What to work on. Retype the opening lines of the listing below, ending with the line that contains "66.5, 66.4, 66.3]", and leave out any pictures.

Dataset extract.
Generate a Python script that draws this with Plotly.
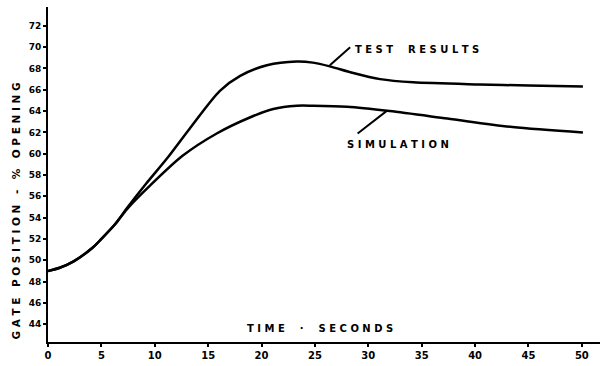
import plotly.graph_objects as go

# Data
test_t = [0, 1.1, 2.4, 4.2, 5.0, 6.3, 7.4, 9.2, 11.1, 13.3, 16.1, 18.0, 20.5, 23.3, 24.8, 26.4, 28.5, 31.1, 34.2, 40.4, 45.0, 50.1]
test_v = [49.0, 49.3, 49.9, 51.2, 52.0, 53.4, 54.9, 57.2, 59.5, 62.4, 65.9, 67.3, 68.3, 68.65, 68.55, 68.2, 67.6, 67.0, 66.7, 66.5, 66.4, 66.3]

sim_t = [0, 1.1, 2.4, 4.2, 5.0, 6.3, 7.4, 9.55, 12.6, 15.8, 18.9, 21.1, 23.3, 24.8, 28.0, 32.0, 37.4, 43.5, 50.1]
sim_v = [49.0, 49.3, 49.9, 51.2, 52.0, 53.4, 54.8, 57.0, 59.8, 61.9, 63.4, 64.2, 64.5, 64.5, 64.4, 64.0, 63.3, 62.5, 62.0]

x_ticks = [0, 5, 10, 15, 20, 25, 30, 35, 40, 45, 50]
y_ticks = [44, 46, 48, 50, 52, 54, 56, 58, 60, 62, 64, 66, 68, 70, 72]


def spaced(text, gap=" ", word_gap="\u2003\u2002"):
    words = text.split(" ")
    return word_gap.join(gap.join(list(w)) for w in words)


FONT = dict(family="DejaVu Sans", size=10, color="black", weight="bold")

fig = go.Figure()
fig.add_trace(go.Scatter(x=test_t, y=test_v, mode="lines",
                         line=dict(color="black", width=2.5, shape="spline", smoothing=0.8),
                         name="TEST RESULTS", showlegend=False))
fig.add_trace(go.Scatter(x=sim_t, y=sim_v, mode="lines",
                         line=dict(color="black", width=2.5, shape="spline", smoothing=0.8),
                         name="SIMULATION", showlegend=False))

# leader lines
fig.add_shape(type="line", x0=26.4, y0=68.3, x1=28.3, y1=70.0,
              line=dict(color="black", width=2))
fig.add_shape(type="line", x0=31.7, y0=64.0, x1=29.0, y1=61.9,
              line=dict(color="black", width=2))

fig.add_annotation(x=28.6, y=69.8, text=spaced("TEST RESULTS"), showarrow=False,
                   xanchor="left", yanchor="middle", font=FONT)
fig.add_annotation(x=27.8, y=60.9, text=spaced("SIMULATION"), showarrow=False,
                   xanchor="left", yanchor="middle", font=FONT)
fig.add_annotation(x=25.5, y=43.6, text=spaced("TIME · SECONDS", word_gap="\u2003\u2002"), showarrow=False,
                   xanchor="center", yanchor="middle", font=FONT)
fig.add_annotation(xref="x domain", yref="y domain", x=-0.072, y=0.39,
                   text=spaced("GATE POSITION - % OPENING", word_gap="\u2002\u2002"),
                   showarrow=False, textangle=-90, font=dict(FONT, size=10.5))

fig.update_xaxes(range=[0, 51.7], tickvals=x_ticks, ticktext=[str(v) for v in x_ticks],
                 showgrid=False, zeroline=False, showline=True, linecolor="black", linewidth=2,
                 ticks="outside", ticklen=3, tickwidth=2, tickcolor="black",
                 tickfont=FONT)
fig.update_yaxes(range=[42.33, 73.77], tickvals=y_ticks, ticktext=[str(v) for v in y_ticks],
                 showgrid=False, zeroline=False, showline=True, linecolor="black", linewidth=2,
                 ticks="outside", ticklen=3, tickwidth=2, tickcolor="black",
                 tickfont=dict(FONT, size=9))

fig.update_layout(width=605, height=366, margin=dict(l=48, r=5, t=7, b=21),
                  plot_bgcolor="white", paper_bgcolor="white")

fig.write_html("out.html")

Exercise result.
Generate a Python script that draws this with Plotly.
import plotly.graph_objects as go

# Data
test_t = [0, 1.1, 2.4, 4.2, 5.0, 6.3, 7.4, 9.2, 11.1, 13.3, 16.1, 18.0, 20.5, 23.3, 24.8, 26.4, 28.5, 31.1, 34.2, 40.4, 45.0, 50.1]
test_v = [49.0, 49.3, 49.9, 51.2, 52.0, 53.4, 54.9, 57.2, 59.5, 62.4, 65.9, 67.3, 68.3, 68.65, 68.55, 68.2, 67.6, 67.0, 66.7, 66.5, 66.4, 66.3]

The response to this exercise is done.